GIVEN INSTRUCTION: Reproduce all the material exactly, minus any pictures it holds.

##########

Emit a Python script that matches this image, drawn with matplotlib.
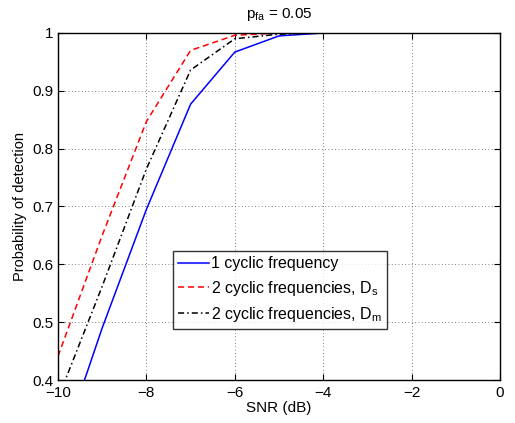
import matplotlib

matplotlib.use("Agg")

import matplotlib.pyplot as plt

plt.rcParams["font.family"] = ["Liberation Sans", "DejaVu Sans"]
plt.rcParams["mathtext.default"] = "regular"

SNR_DB = [-10, -9, -8, -7, -6, -5, -4, -3, -2, -1, 0]
PD_ONE = [0.265, 0.490, 0.695, 0.877, 0.967, 0.995, 1.0, 1.0, 1.0, 1.0, 1.0]
PD_DS = [0.441, 0.650, 0.847, 0.970, 0.996, 1.0, 1.0, 1.0, 1.0, 1.0, 1.0]
PD_DM = [0.368, 0.562, 0.765, 0.936, 0.990, 0.998, 1.0, 1.0, 1.0, 1.0, 1.0]

LABELS = [
    "1 cyclic frequency",
    "2 cyclic frequencies, $D_s$",
    "2 cyclic frequencies, $D_m$",
]


def main() -> None:
    fig = plt.figure(figsize=(5.15, 4.23), dpi=100)
    ax = fig.add_axes([58 / 515, 1 - 380 / 423, 442 / 515, 347 / 423])

    ax.plot(SNR_DB, PD_ONE, color="#0000ff", linestyle="-", lw=1.1, label=LABELS[0])
    ax.plot(SNR_DB, PD_DS, color="#ff0000", linestyle=(0, (4, 2.5)), lw=1.1, label=LABELS[1])
    ax.plot(SNR_DB, PD_DM, color="black", linestyle=(0, (4, 2, 1, 2)), lw=1.1, label=LABELS[2])

    ax.set_xlim(-10, 0)
    ax.set_ylim(0.4, 1.0)
    ax.set_xticks([-10, -8, -6, -4, -2, 0])
    ax.set_yticks([0.4, 0.5, 0.6, 0.7, 0.8, 0.9, 1.0])
    ax.set_yticklabels(["0.4", "0.5", "0.6", "0.7", "0.8", "0.9", "1"])
    ax.tick_params(direction="in", top=True, right=True, labelsize=11, length=4)
    ax.tick_params(axis="x", pad=4)
    ax.tick_params(axis="y", pad=3)
    ax.grid(True, linestyle=(0, (1, 3)), color="#555555", lw=0.6)
    for spine in ax.spines.values():
        spine.set_linewidth(1.0)

    ax.set_xlabel("SNR (dB)", fontsize=11, labelpad=1)
    ax.set_ylabel("Probability of detection", fontsize=10.5, labelpad=4)
    ax.set_title("$p_{fa}$ = 0.05", fontsize=11, pad=11)

    leg = ax.legend(
        loc="lower left",
        bbox_to_anchor=(0.2595, 0.146),
        borderaxespad=0,
        fontsize=11.5,
        frameon=True,
        fancybox=False,
        handlelength=1.9,
        handletextpad=0.15,
        labelspacing=0.45,
        borderpad=0.35,
    )
    leg.get_frame().set_edgecolor("black")
    leg.get_frame().set_linewidth(1.0)

    fig.savefig("out.png", dpi=100)


if __name__ == "__main__":
    main()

##########

TASK RESPONSE:
Emit a Python script that matches this image, drawn with matplotlib.
import matplotlib

matplotlib.use("Agg")

import matplotlib.pyplot as plt

plt.rcParams["font.family"] = ["Liberation Sans", "DejaVu Sans"]
plt.rcParams["mathtext.default"] = "regular"

SNR_DB = [-10, -9, -8, -7, -6, -5, -4, -3, -2, -1, 0]
PD_ONE = [0.265, 0.490, 0.695, 0.877, 0.967, 0.995, 1.0, 1.0, 1.0, 1.0, 1.0]
PD_DS = [0.441, 0.650, 0.847, 0.970, 0.996, 1.0, 1.0, 1.0, 1.0, 1.0, 1.0]
PD_DM = [0.368, 0.562, 0.765, 0.936, 0.990, 0.998, 1.0, 1.0, 1.0, 1.0, 1.0]

LABELS = [
    "1 cyclic frequency",
    "2 cyclic frequencies, $D_s$",
    "2 cyclic frequencies, $D_m$",
]


def main() -> None:
    fig = plt.figure(figsize=(5.15, 4.23), dpi=100)
    ax = fig.add_axes([58 / 515, 1 - 380 / 423, 442 / 515, 347 / 423])

    ax.plot(SNR_DB, PD_ONE, color="#0000ff", linestyle="-", lw=1.1, label=LABELS[0])
    ax.plot(SNR_DB, PD_DS, color="#ff0000", linestyle=(0, (4, 2.5)), lw=1.1, label=LABELS[1])
    ax.plot(SNR_DB, PD_DM, color="black", linestyle=(0, (4, 2, 1, 2)), lw=1.1, label=LABELS[2])

    ax.set_xlim(-10, 0)
    ax.set_ylim(0.4, 1.0)
    ax.set_xticks([-10, -8, -6, -4, -2, 0])
    ax.set_yticks([0.4, 0.5, 0.6, 0.7, 0.8, 0.9, 1.0])
    ax.set_yticklabels(["0.4", "0.5", "0.6", "0.7", "0.8", "0.9", "1"])
    ax.tick_params(direction="in", top=True, right=True, labelsize=11, length=4)
    ax.tick_params(axis="x", pad=4)
    ax.tick_params(axis="y", pad=3)
    ax.grid(True, linestyle=(0, (1, 3)), color="#555555", lw=0.6)
    for spine in ax.spines.values():
        spine.set_linewidth(1.0)

    ax.set_xlabel("SNR (dB)", fontsize=11, labelpad=1)
    ax.set_ylabel("Probability of detection", fontsize=10.5, labelpad=4)
    ax.set_title("$p_{fa}$ = 0.05", fontsize=11, pad=11)

    leg = ax.legend(
        loc="lower left",
        bbox_to_anchor=(0.2595, 0.146),
        borderaxespad=0,
        fontsize=11.5,
        frameon=True,
        fancybox=False,
        handlelength=1.9,
        handletextpad=0.15,
        labelspacing=0.45,
        borderpad=0.35,
    )
    leg.get_frame().set_edgecolor("black")
    leg.get_frame().set_linewidth(1.0)

    fig.savefig("out.png", dpi=100)


if __name__ == "__main__":
    main()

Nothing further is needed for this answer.